- Exercise:
Each line from the start of the records below through the line that contains "import * as" should be printed exactly. Pictures are omitted.

Begin Stored records

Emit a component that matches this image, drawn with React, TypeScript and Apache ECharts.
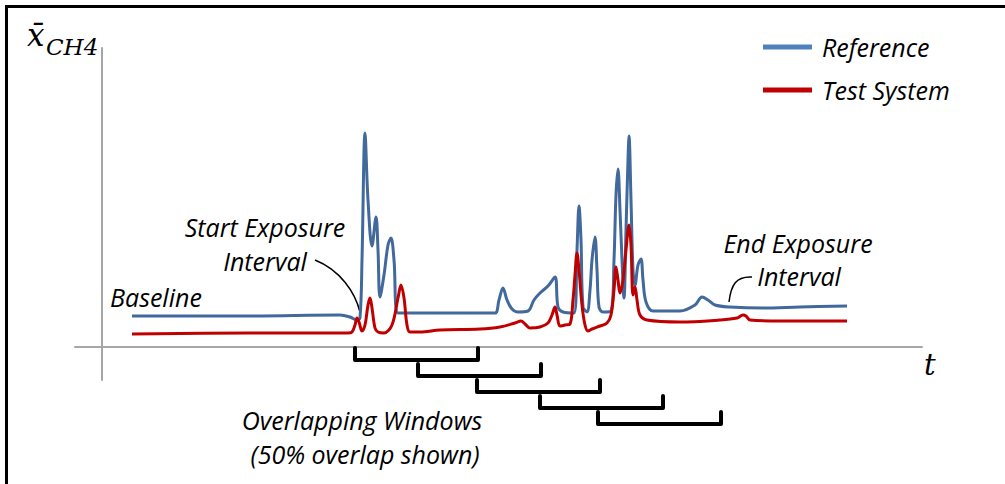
import React, { useEffect, useRef } from "react";
import * as echarts from "echarts";

// time axis (t, arbitrary units) and mean CH4 concentration (arbitrary units)
const referenceT = [30, 148, 238, 248, 255, 258, 260, 263, 266, 270, 274, 276, 278, 282, 286, 289, 292, 296, 318, 378, 393, 397, 401, 405, 410, 416, 426, 432, 438, 446, 453, 456, 461, 472, 475, 477, 479, 481, 485, 488, 490, 493, 495, 497, 501, 509, 512, 514, 516, 518, 520, 522, 524, 526, 527, 529, 531, 533, 536, 539, 541, 544, 551, 578, 593, 600, 606, 613, 628, 661, 698, 745];
const referenceV = [31, 31, 32, 30, 27, 29, 87, 214, 147, 101, 130, 97, 50, 72, 102, 109, 87, 34, 34, 34, 34, 47, 59, 47, 38, 35, 36, 47, 54, 61, 70, 40, 35, 34, 97, 141, 107, 40, 35, 57, 87, 110, 77, 40, 35, 36, 87, 152, 178, 137, 87, 49, 117, 187, 211, 147, 77, 62, 82, 88, 67, 45, 36, 36, 42, 50, 47, 42, 40, 39, 40, 41];

const testT = [30, 148, 246, 250, 253, 255, 257, 260, 263, 266, 268, 270, 273, 276, 282, 290, 296, 299, 302, 305, 308, 318, 338, 378, 398, 413, 419, 423, 428, 438, 446, 450, 453, 455, 458, 463, 468, 471, 473, 475, 477, 480, 483, 486, 490, 498, 505, 509, 512, 514, 516, 518, 521, 524, 527, 529, 531, 533, 535, 538, 545, 578, 618, 635, 641, 644, 648, 678, 745];
const testV = [13, 14, 14, 15, 22, 29, 25, 16, 22, 42, 49, 39, 19, 15, 14, 22, 49, 62, 49, 22, 15, 15, 17, 18, 20, 24, 26, 23, 19, 20, 24, 32, 40, 32, 21, 22, 23, 47, 72, 94, 77, 42, 22, 16, 18, 21, 24, 32, 57, 80, 67, 54, 67, 97, 122, 102, 52, 60, 47, 32, 27, 25, 27, 29, 32, 31, 27, 26, 26];

// overlapping analysis windows (start, end) on the t axis
const windowStarts = [253, 316, 375, 438, 496];
const windowLength = 123;

const seriesNames = ["Reference", "Test System"];

const FONT = "'Open Sans'";
const SERIF = "'DejaVu Serif'";

export default function App() {
  const ref = useRef<HTMLDivElement>(null);
  useEffect(() => {
    if (!ref.current) return;
    const chart = echarts.init(ref.current, undefined, { renderer: "svg" });
    const refData = referenceT.map((t, i) => [t, referenceV[i]]);
    const testData = testT.map((t, i) => [t, testV[i]]);
    const windows = windowStarts.map((s) => [s, s + windowLength]);
    const label = (text: string, x: number, y: number, align = "center") => ({
      type: "text",
      x,
      y,
      style: {
        text,
        fill: "#000",
        font: `italic 25px ${FONT}`,
        align,
        verticalAlign: "middle",
      },
    });
    chart.setOption({
      animation: false,
      backgroundColor: "#fff",
      grid: { left: 75, right: 83, top: 48, bottom: 104, containLabel: false },
      xAxis: {
        type: "value",
        min: -27,
        max: 820,
        axisLine: { show: true, onZero: true, lineStyle: { color: "#a6a6a6", width: 2 } },
        axisTick: { show: false },
        axisLabel: { show: false },
        splitLine: { show: false },
      },
      yAxis: {
        type: "value",
        min: -33,
        max: 299,
        axisLine: { show: true, onZero: true, lineStyle: { color: "#a6a6a6", width: 2 } },
        axisTick: { show: false },
        axisLabel: { show: false },
        splitLine: { show: false },
      },
      legend: {
        orient: "vertical",
        left: 763,
        top: 34,
        padding: 0,
        icon: "rect",
        itemWidth: 49,
        itemHeight: 5,
        itemGap: 17,
        selectedMode: false,
        textStyle: {
          fontFamily: "Open Sans",
          fontStyle: "italic",
          fontSize: 25,
          color: "#000",
          lineHeight: 26,
          padding: [0, 0, 0, 5],
        },
        data: [
          { name: seriesNames[0], itemStyle: { color: "#4F81BD" } },
          { name: seriesNames[1], itemStyle: { color: "#C00000" } },
        ],
      },
      series: [
        {
          name: seriesNames[0],
          type: "line",
          data: refData,
          smooth: 0.35,
          symbol: "none",
          color: "#4F81BD",
          lineStyle: { color: "#41699B", width: 3 },
          z: 2,
        },
        {
          name: seriesNames[1],
          type: "line",
          data: testData,
          smooth: 0.35,
          symbol: "none",
          color: "#C00000",
          lineStyle: { color: "#C00000", width: 3 },
          z: 3,
        },
        {
          type: "custom",
          coordinateSystem: "cartesian2d",
          data: windows,
          clip: false,
          renderItem: (params: any, api: any) => {
            const p0 = api.coord([api.value(0), 0]);
            const p1 = api.coord([api.value(1), 0]);
            const top = p0[1] + 1 + params.dataIndex * 16;
            const bottom = top + 12;
            return {
              type: "polyline",
              shape: {
                points: [
                  [p0[0], top],
                  [p0[0], bottom],
                  [p1[0], bottom],
                  [p1[0], top],
                ],
              },
              style: { stroke: "#000", lineWidth: 4, fill: null, lineJoin: "round", lineCap: "round" },
            };
          },
        },
      ],
      graphic: [
        { type: "line", shape: { x1: 6.5, y1: 5, x2: 6.5, y2: 484 }, style: { stroke: "#000", lineWidth: 3 } },
        { type: "line", shape: { x1: 5, y1: 6.5, x2: 1005, y2: 6.5 }, style: { stroke: "#000", lineWidth: 3 } },
        {
          type: "text",
          x: 27,
          y: 35,
          style: { text: "x\u0304", fill: "#000", font: `italic 31px ${SERIF}`, align: "left", verticalAlign: "middle" },
        },
        {
          type: "text",
          x: 46,
          y: 47,
          style: { text: "CH4", fill: "#000", font: `italic 23px ${SERIF}`, align: "left", verticalAlign: "middle" },
        },
        {
          type: "text",
          x: 924,
          y: 365,
          style: { text: "t", fill: "#000", font: `italic 29px ${SERIF}`, align: "left", verticalAlign: "middle" },
        },
        label("Start Exposure", 265, 227),
        label("Interval", 265, 261),
        label("Baseline", 110, 297, "left"),
        label("End Exposure", 798, 243),
        label("Interval", 799, 276),
        label("Overlapping Windows", 362, 420),
        label("(50% overlap shown)", 365, 454),
        {
          type: "bezierCurve",
          shape: { x1: 315, y1: 260, cpx1: 340, cpy1: 270, cpx2: 355, cpy2: 292, x2: 360, y2: 312 },
          style: { stroke: "#000", lineWidth: 1.5, fill: null },
        },
        {
          type: "bezierCurve",
          shape: { x1: 752, y1: 277, cpx1: 736, cpy1: 276, cpx2: 731, cpy2: 285, x2: 729, y2: 302 },
          style: { stroke: "#000", lineWidth: 1.5, fill: null },
        },
      ],
    });
    return () => chart.dispose();
  }, []);
  return (
    <div
      ref={ref}
      style={{ position: "fixed", left: 0, top: 0, width: 1005, height: 484, background: "#fff" }}
    />
  );
}
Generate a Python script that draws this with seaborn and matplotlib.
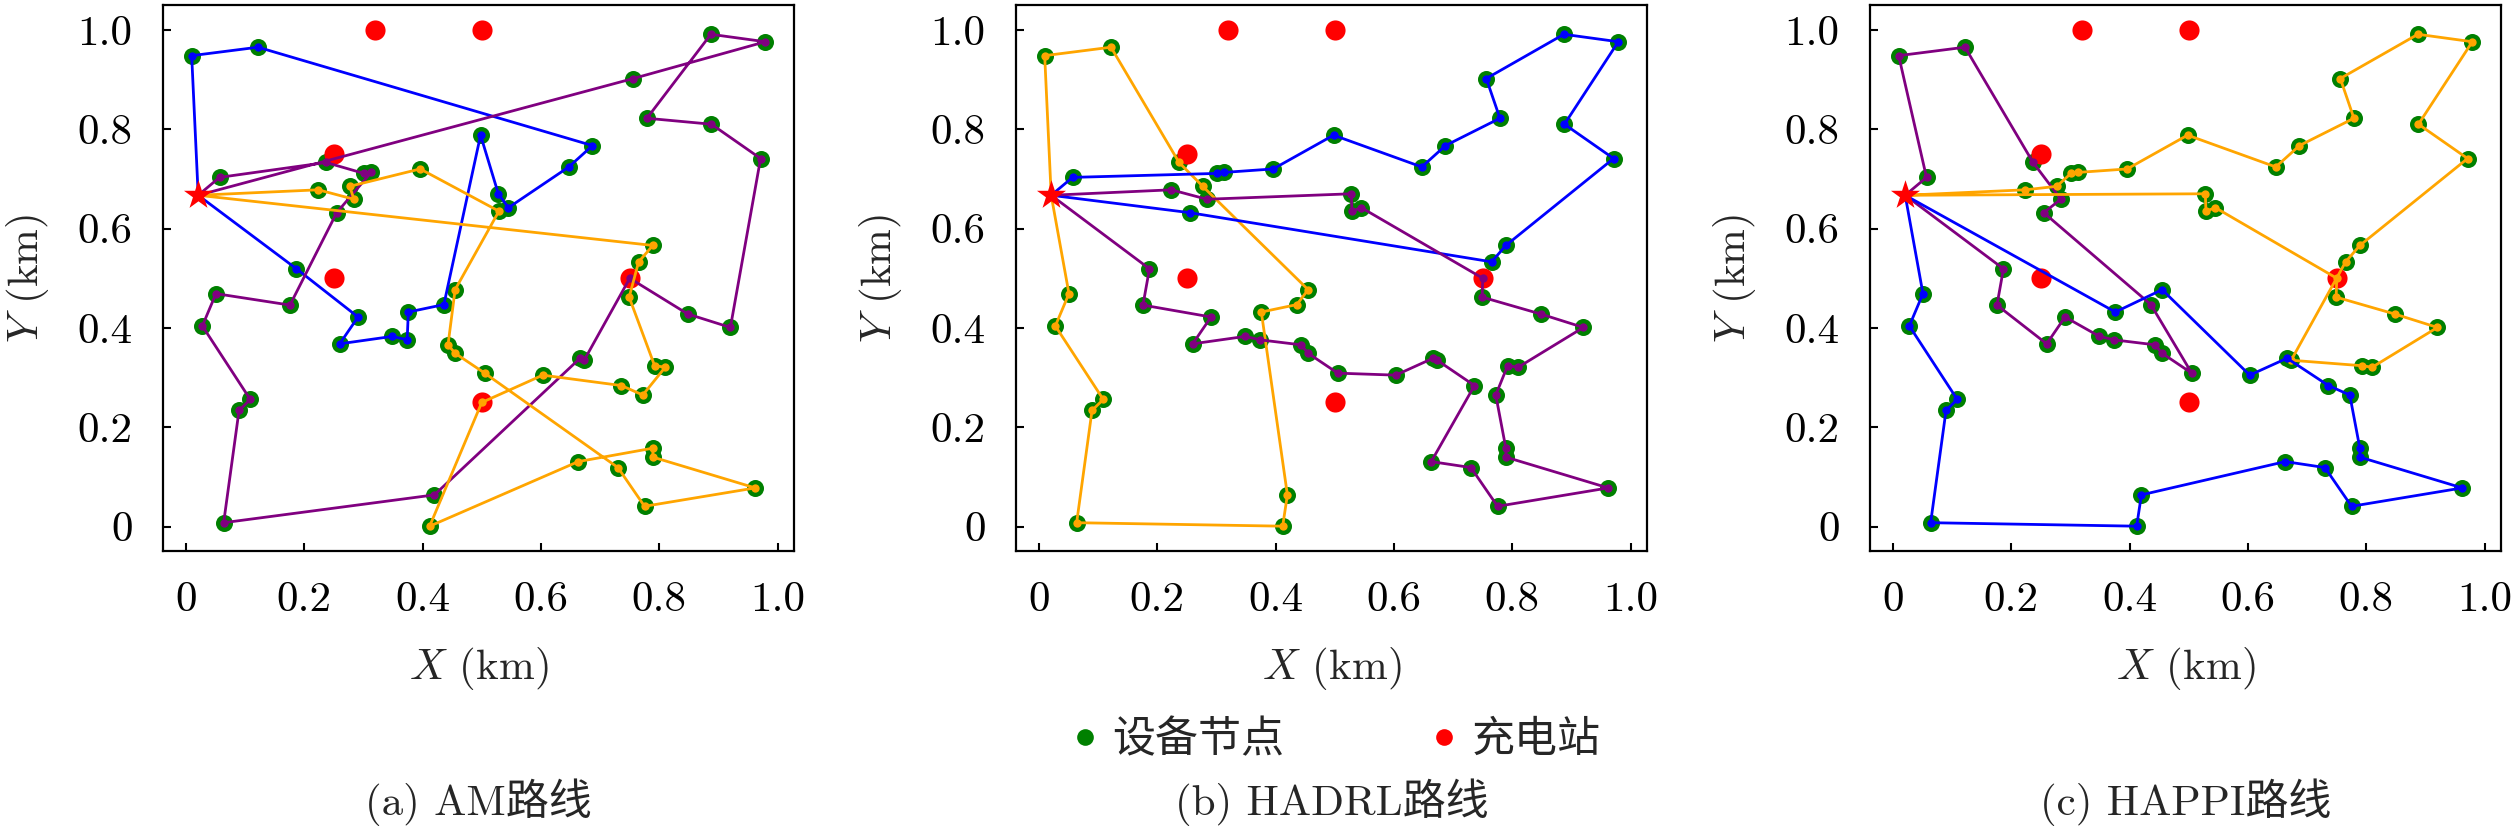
import matplotlib
matplotlib.use('Agg')
import matplotlib.pyplot as plt
import seaborn as sns
from matplotlib.lines import Line2D
from matplotlib.ticker import FuncFormatter

# 设备节点 (km)
node_ids = ['1', '2', '3', '4', '5', '6', '7', '8', '9', '10',
            '11', '12', '13', '14a', '14b', '15', '16', '17', '18', '19',
            '20', '21', '22', '23', '24', '25', '26', '27', '28', '29',
            '30', '31', '32', '33', '34', '35', '36', '37', '38', '39',
            '40', '41', '41b', '42', '43', '44a', '44b', '45', '46', '47',
            '48', '49', '50', '51', '52', '53', '54a', '54b', '55', '56']
node_x = [0.010, 0.122, 0.756, 0.887, 0.979, 0.779, 0.888, 0.971, 0.498, 0.687,
          0.647, 0.237, 0.057, 0.301, 0.313, 0.396, 0.224, 0.277, 0.284, 0.255,
          0.528, 0.545, 0.529, 0.789, 0.765, 0.749, 0.187, 0.051, 0.176, 0.028,
          0.291, 0.260, 0.349, 0.374, 0.376, 0.436, 0.455, 0.443, 0.455, 0.505,
          0.603, 0.673, 0.666, 0.848, 0.920, 0.792, 0.810, 0.736, 0.772, 0.109,
          0.090, 0.064, 0.420, 0.412, 0.663, 0.730, 0.789, 0.789, 0.775, 0.962]
node_y = [0.948, 0.965, 0.902, 0.991, 0.976, 0.822, 0.810, 0.741, 0.788, 0.767,
          0.724, 0.733, 0.703, 0.711, 0.713, 0.720, 0.678, 0.685, 0.659, 0.632,
          0.670, 0.642, 0.635, 0.566, 0.533, 0.462, 0.519, 0.469, 0.446, 0.404,
          0.422, 0.368, 0.383, 0.376, 0.432, 0.447, 0.477, 0.366, 0.349, 0.309,
          0.305, 0.335, 0.339, 0.428, 0.401, 0.324, 0.321, 0.284, 0.265, 0.256,
          0.234, 0.008, 0.064, 0.001, 0.131, 0.119, 0.158, 0.140, 0.041, 0.078]

# 充电站
station_ids = ['S1', 'S2', 'S3', 'S4', 'S5', 'S6']
station_x = [0.32, 0.50, 0.25, 0.25, 0.75, 0.50]
station_y = [1.00, 1.00, 0.75, 0.50, 0.50, 0.25]

# 基站
depot_x, depot_y = 0.021, 0.667

# 路线 (a) AM
am_blue = ['D', '1', '2', '10', '11', '21', '20', '9', '35', '34', '33', '32', '31', '30', '26', 'D']
am_purple = ['D', '13', '12', '14a', '14b', '19', '28', '27', '29', '47', '48', '49', '50', '41b', '41',
             'S5', '42', '43', '8', '7', '6', '4', '5', '3', 'D']
am_orange = ['D', '16', '18', '17', '15', '22', '36', '37', '38', '39', '53', '55', '56', '54b', '54a',
             '52', '51', 'S6', '40', '45', '46', '44b', '44a', '25', '24', '23', 'D']

# 路线 (b) HADRL
hadrl_orange = ['D', '1', '2', '12', '17', '36', '35', '34', '50', '51', '49', '48', '47', '29', '27', 'D']
hadrl_blue = ['D', '13', '14a', '14b', '15', '9', '11', '10', '6', '3', '4', '5', '7', '8', '23', '24', '19', 'D']
hadrl_purple = ['D', '16', '18', '20', '22', '21', 'S5', '25', '42', '43', '44b', '44a', '46', '54a', '54b',
                '56', '55', '53', '52', '45', '41', '41b', '40', '39', '38', '37', '33', '32', '31', '30',
                '28', '26', 'D']

# 路线 (c) HAPPI
happi_purple = ['D', '13', '1', '2', '12', '18', '19', '35', '39', '38', '37', '33', '32', '30', '31', '28', '26', 'D']
happi_orange = ['D', '20', '22', '21', 'S5', '25', '42', '43', '44b', '44a', '41', '24', '23', '8', '7', '5',
                '4', '3', '6', '10', '11', '9', '15', '14b', '14a', '17', '16', 'D']
happi_blue = ['D', '34', '36', '40', '41b', '45', '46', '54a', '54b', '56', '55', '53', '52', '50', '51',
              '49', '48', '47', '29', '27', 'D']

titles = ['(a) AM路线', '(b) HADRL路线', '(c) HAPPI路线']
panel_routes = [
    [(am_blue, 'blue'), (am_purple, 'purple'), (am_orange, 'orange')],
    [(hadrl_orange, 'orange'), (hadrl_blue, 'blue'), (hadrl_purple, 'purple')],
    [(happi_purple, 'purple'), (happi_orange, 'orange'), (happi_blue, 'blue')],
]

sns.set_theme(style='white')
plt.rcParams['font.family'] = ['cmr10', 'Noto Sans CJK SC']
plt.rcParams['mathtext.fontset'] = 'cm'
plt.rcParams['axes.unicode_minus'] = False

FS = 31

# 坐标查找表
coords = {'D': (depot_x, depot_y)}
for k, x, y in zip(node_ids, node_x, node_y):
    coords[k] = (x, y)
for k, x, y in zip(station_ids, station_x, station_y):
    coords[k] = (x, y)

fig = plt.figure(figsize=(25.2, 8.31), dpi=100)
lefts = [163 / 2520, 1016 / 2520, 1870 / 2520]
ax_w = 631 / 2520
ax_b = 1 - 551 / 831
ax_h = 546 / 831

tick_fmt = FuncFormatter(lambda v, p: '0' if abs(v) < 1e-9 else f'{v:.1f}')

for i, left in enumerate(lefts):
    ax = fig.add_axes([left, ax_b, ax_w, ax_h])

    sns.scatterplot(x=node_x, y=node_y, color='green', s=150, linewidth=0, ax=ax, zorder=2)
    sns.scatterplot(x=station_x, y=station_y, color='red', s=210, linewidth=0, ax=ax, zorder=2)

    for route, col in panel_routes[i]:
        rx = [coords[k][0] for k in route]
        ry = [coords[k][1] for k in route]
        sns.lineplot(x=rx, y=ry, sort=False, estimator=None, color=col, lw=2,
                     marker='o', markersize=6, markeredgewidth=0, ax=ax, zorder=3)

    sns.scatterplot(x=[depot_x], y=[depot_y], color='red', marker='*', s=22 ** 2,
                    linewidth=0, ax=ax, zorder=5)

    ax.set_xticks([0, 0.2, 0.4, 0.6, 0.8, 1.0])
    ax.set_yticks([0, 0.2, 0.4, 0.6, 0.8, 1.0])
    ax.xaxis.set_major_formatter(tick_fmt)
    ax.yaxis.set_major_formatter(tick_fmt)
    ax.tick_params(direction='in', length=6, width=1.5, colors='black',
                   labelsize=FS, pad=22, bottom=True, left=True)
    for sp in ax.spines.values():
        sp.set_color('black')
        sp.set_linewidth(1.6)

    ax.set_xlabel('$X$ (km)', fontsize=FS)
    ax.set_ylabel('$Y$ (km)', fontsize=FS)
    ax.xaxis.set_label_coords(0.5, -0.215)
    ax.xaxis.label.set_va('center')
    ax.yaxis.set_label_coords(-0.214, 0.5)
    ax.yaxis.label.set_va('center')

    fig.text(left + ax_w / 2, 1 - 802 / 831, titles[i], fontsize=FS, ha='center', va='center')

handles = [
    Line2D([], [], marker='o', linestyle='', markerfacecolor='green', markeredgewidth=0, markersize=12),
    Line2D([], [], marker='o', linestyle='', markerfacecolor='red', markeredgewidth=0, markersize=12),
]
fig.legend(handles, ['设备节点', '充电站'], loc='center', bbox_to_anchor=(1332 / 2520, 1 - 740 / 831),
           ncol=2, frameon=False, fontsize=FS, handlelength=1.0, handletextpad=0.15,
           columnspacing=3.2)

fig.savefig('out.png', dpi=100)
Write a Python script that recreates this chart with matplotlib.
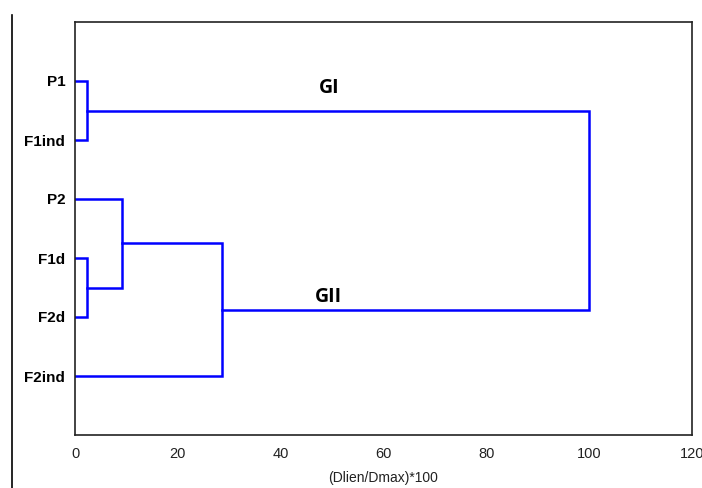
import matplotlib
matplotlib.use("Agg")
import matplotlib.pyplot as plt

leaves = ["P1", "F1ind", "P2", "F1d", "F2d", "F2ind"]
# merges: (left node, right node, distance); nodes >= len(leaves) are clusters
merge_left = [0, 3, 2, 8, 6]
merge_right = [1, 4, 7, 5, 9]
merge_dist = [2.3, 2.3, 9.1, 28.6, 100.0]
xticks = [0, 20, 40, 60, 80, 100, 120]

fig = plt.figure(figsize=(7.02, 4.88), dpi=100)
ax = fig.add_axes([75/702, 1-435/488, 617/702, 413/488])

n = len(leaves)
ypos = {i: i + 1 for i in range(n)}
height = {i: 0.0 for i in range(n)}
for k, (a, b, d) in enumerate(zip(merge_left, merge_right, merge_dist)):
    ax.plot([height[a], d, d, height[b]], [ypos[a], ypos[a], ypos[b], ypos[b]],
            color="#0000ff", lw=1.8, solid_joinstyle="miter")
    ypos[n + k] = (ypos[a] + ypos[b]) / 2
    height[n + k] = d

ax.set_xlim(0, 120)
ax.set_ylim(7, 0)
ax.set_xticks(xticks)
ax.set_xticklabels([str(t) for t in xticks], family="Liberation Sans", fontsize=10.5, color="#222222")
ax.set_yticks(range(1, n + 1))
ax.set_yticklabels(leaves, family="Liberation Sans", fontsize=11, fontweight="bold")
ax.tick_params(length=0, pad=7)
ax.tick_params(axis="x", pad=9)
for s in ax.spines.values():
    s.set_color("#222222")
    s.set_linewidth(1.2)
ax.set_xlabel("(Dlien/Dmax)*100", family="Liberation Sans", fontsize=10, labelpad=7, color="#222222")

ax.text(49.5, 1.12, "GI", family="Open Sans", fontweight="bold", fontsize=14, ha="center", va="center")
ax.text(49.2, 4.66, "GII", family="Open Sans", fontweight="bold", fontsize=14, ha="center", va="center")

fig.add_artist(plt.Line2D([12/702, 12/702], [0, 1-15/488], color="black", lw=1.2))

fig.savefig("out.png", dpi=100)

End Stored records

- Completed exercise:
Emit a component that matches this image, drawn with React, TypeScript and Apache ECharts.
import React, { useEffect, useRef } from "react";
import * as echarts from "echarts";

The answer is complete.